Boehner Rejects Senate Payroll Bill, Pushes for 1-Year Deal

ABC News

House Speaker John Boehner today rejected a bipartisan short-term extension of a payroll tax cut passed over the weekend by the Senate.

Boehner said House Republicans would rather hold out for a year-long extension to the payroll tax holiday, unemployment insurance and Medicare reimbursement payments even though the political standoff could mean a lapse in the popular tax cut.

"Americans are tired of Washington's short-term fixes and gimmicks and fixes," Boehner, R-Ohio, said.  "We oppose the Senate bill because doing a two-month extension instead of a full-year extension causes uncertainty for job creators."

Last Tuesday, the House of Representatives passed a full-year extension to the year-end jobs package before the Senate passed a two-month extension on Saturday.  The short-term senate bill passed with broad bipartisan support. But after the vote, House Republicans held a members-only conference call Saturday afternoon where the rank and file united against the Senate's short-term fix.

In a news conference this morning, Boehner said that a two-month extension is only "punting the problem into next year," and he pointed out that even President Obama had continually advocated for a full year-long extension. "Congress needs to extend the payroll tax cut for working Americans for another year," the president said Dec. 2.

"The president has said repeatedly that no one should be going on vacation until the work is done. Democrat leaders in the House and Senate have said exactly the same thing, so I think it's time for the Senate Democrat leaders to follow the president's example, put their vacations on hold and work in a bipartisan manner to fix the nation's business," Boehner said. "I've been here for a while. I've seen Congress kick the can down road, [and] kick the can down the road. It's time to stop nonsense."

During negotiations last week, Boehner said House Republicans "expressed our reservations" about a two-month extension, and he said that he told Senate Majority Leader Harry Reid and Minority Leader Mitch McConnell that he would not negotiate with them "until the Senate produced a bill."

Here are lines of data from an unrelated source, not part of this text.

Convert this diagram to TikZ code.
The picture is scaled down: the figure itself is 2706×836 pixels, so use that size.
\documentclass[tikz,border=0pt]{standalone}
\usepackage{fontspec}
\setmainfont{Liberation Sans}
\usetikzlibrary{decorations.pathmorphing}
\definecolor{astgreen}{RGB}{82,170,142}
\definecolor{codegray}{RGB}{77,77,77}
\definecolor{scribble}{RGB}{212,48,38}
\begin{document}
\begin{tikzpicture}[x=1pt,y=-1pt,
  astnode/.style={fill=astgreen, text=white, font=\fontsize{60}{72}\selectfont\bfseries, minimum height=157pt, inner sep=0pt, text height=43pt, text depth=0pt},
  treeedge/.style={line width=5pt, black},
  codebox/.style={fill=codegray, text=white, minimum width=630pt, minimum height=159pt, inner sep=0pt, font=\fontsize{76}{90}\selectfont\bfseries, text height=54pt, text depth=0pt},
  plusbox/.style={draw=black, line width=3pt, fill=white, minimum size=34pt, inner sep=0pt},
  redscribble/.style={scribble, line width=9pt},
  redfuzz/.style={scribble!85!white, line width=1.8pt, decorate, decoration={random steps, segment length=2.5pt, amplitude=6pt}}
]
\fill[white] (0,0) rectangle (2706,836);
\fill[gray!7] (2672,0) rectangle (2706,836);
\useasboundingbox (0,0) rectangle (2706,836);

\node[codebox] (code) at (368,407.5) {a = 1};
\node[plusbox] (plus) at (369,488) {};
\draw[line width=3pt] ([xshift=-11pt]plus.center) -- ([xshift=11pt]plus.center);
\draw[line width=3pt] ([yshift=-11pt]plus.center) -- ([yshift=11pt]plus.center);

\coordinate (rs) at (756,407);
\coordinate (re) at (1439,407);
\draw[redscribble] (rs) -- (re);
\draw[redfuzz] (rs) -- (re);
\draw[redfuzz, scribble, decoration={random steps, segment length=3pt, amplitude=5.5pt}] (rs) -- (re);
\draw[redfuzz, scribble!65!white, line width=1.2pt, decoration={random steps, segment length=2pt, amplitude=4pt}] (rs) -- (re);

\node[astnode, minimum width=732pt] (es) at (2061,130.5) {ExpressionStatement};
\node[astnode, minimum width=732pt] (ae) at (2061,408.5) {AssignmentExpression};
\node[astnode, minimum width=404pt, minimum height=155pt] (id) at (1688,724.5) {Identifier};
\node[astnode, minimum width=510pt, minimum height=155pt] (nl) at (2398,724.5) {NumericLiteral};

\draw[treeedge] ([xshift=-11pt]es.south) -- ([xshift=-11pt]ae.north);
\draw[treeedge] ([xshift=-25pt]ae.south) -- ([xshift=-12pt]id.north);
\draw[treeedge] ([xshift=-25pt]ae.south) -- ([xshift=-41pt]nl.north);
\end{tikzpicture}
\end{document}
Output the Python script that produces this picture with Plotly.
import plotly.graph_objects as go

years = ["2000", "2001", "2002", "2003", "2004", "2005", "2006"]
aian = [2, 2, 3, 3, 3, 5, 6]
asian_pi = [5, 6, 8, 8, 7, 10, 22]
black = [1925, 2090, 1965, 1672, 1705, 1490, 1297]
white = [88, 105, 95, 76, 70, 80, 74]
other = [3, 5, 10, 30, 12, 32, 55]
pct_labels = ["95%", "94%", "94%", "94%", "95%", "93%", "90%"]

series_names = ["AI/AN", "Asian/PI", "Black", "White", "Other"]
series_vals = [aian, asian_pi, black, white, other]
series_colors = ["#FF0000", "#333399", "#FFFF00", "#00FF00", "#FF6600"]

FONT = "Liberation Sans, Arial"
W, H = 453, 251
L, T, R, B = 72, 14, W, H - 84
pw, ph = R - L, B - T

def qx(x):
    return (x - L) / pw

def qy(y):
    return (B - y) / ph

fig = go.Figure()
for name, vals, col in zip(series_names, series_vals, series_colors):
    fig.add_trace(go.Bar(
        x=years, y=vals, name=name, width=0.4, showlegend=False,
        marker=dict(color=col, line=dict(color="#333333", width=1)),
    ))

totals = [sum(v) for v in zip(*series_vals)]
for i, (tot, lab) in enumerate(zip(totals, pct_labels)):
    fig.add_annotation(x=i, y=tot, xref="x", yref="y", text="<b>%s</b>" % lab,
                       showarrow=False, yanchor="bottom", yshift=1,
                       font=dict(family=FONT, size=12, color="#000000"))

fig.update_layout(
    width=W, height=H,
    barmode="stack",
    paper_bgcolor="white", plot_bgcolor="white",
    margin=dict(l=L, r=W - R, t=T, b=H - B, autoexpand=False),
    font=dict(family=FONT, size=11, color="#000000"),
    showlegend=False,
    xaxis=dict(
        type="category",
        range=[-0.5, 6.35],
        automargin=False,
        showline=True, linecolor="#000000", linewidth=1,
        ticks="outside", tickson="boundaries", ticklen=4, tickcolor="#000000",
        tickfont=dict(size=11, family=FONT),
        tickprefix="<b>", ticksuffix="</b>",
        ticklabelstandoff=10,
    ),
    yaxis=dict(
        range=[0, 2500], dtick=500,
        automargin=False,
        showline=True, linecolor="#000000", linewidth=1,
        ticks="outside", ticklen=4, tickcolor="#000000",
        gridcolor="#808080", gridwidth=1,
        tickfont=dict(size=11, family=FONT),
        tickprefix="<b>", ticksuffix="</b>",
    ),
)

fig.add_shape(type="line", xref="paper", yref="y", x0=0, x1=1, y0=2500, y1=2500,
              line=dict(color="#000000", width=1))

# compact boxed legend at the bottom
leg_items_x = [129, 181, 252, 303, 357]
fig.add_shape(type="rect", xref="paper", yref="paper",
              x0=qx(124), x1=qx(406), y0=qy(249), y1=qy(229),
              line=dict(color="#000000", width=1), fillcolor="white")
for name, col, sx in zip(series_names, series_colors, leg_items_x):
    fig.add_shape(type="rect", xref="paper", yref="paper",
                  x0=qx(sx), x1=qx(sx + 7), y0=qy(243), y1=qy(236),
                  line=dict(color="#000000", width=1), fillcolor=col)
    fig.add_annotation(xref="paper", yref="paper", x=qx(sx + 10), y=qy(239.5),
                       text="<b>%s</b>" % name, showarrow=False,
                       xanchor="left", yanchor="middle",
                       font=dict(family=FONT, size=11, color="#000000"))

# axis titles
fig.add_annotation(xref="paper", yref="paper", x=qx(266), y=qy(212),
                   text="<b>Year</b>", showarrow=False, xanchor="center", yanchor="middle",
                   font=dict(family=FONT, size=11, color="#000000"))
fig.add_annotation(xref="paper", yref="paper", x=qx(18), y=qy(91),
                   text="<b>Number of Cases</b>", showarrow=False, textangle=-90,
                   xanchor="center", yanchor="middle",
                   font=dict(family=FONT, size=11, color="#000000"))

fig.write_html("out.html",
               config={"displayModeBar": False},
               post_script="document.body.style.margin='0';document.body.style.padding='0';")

The Senate bill passed 89-10, with just seven Republicans voting against the two-month extension.

One GOP senator who voted for the extension, Sen. Scott Brown, criticized Boehner's maneuver, calling it "irresponsible and wrong" and said it "threatens to increase taxes on hard-working Americans and stop unemployment benefits for those out of work."

"I appreciate their effort to extend these measures for a full year, but a two-month extension is a good deal when it means we avoid jeopardizing the livelihoods of millions of American families," Brown, R-Mass., said in a statement. "During this time of divided government, both parties need to be reasonable and come to the negotiating table in good faith. We cannot allow rigid partisan ideology and unwillingness to compromise stand in the way of working together for the good of the American people."

Boehner said he expects the House to reject that temporary fix in a vote this evening, signaling "whether Congress will stay and do its work or go on vacation." Once the Senate bill is rejected, the House is expected to pass a motion as soon as Tuesday to proceed to conference negotiations.

"When there's a disagreement between the two chambers, we sit down as a conference and resolve those differences, and that's exactly what I believe the House will do," Boehner said.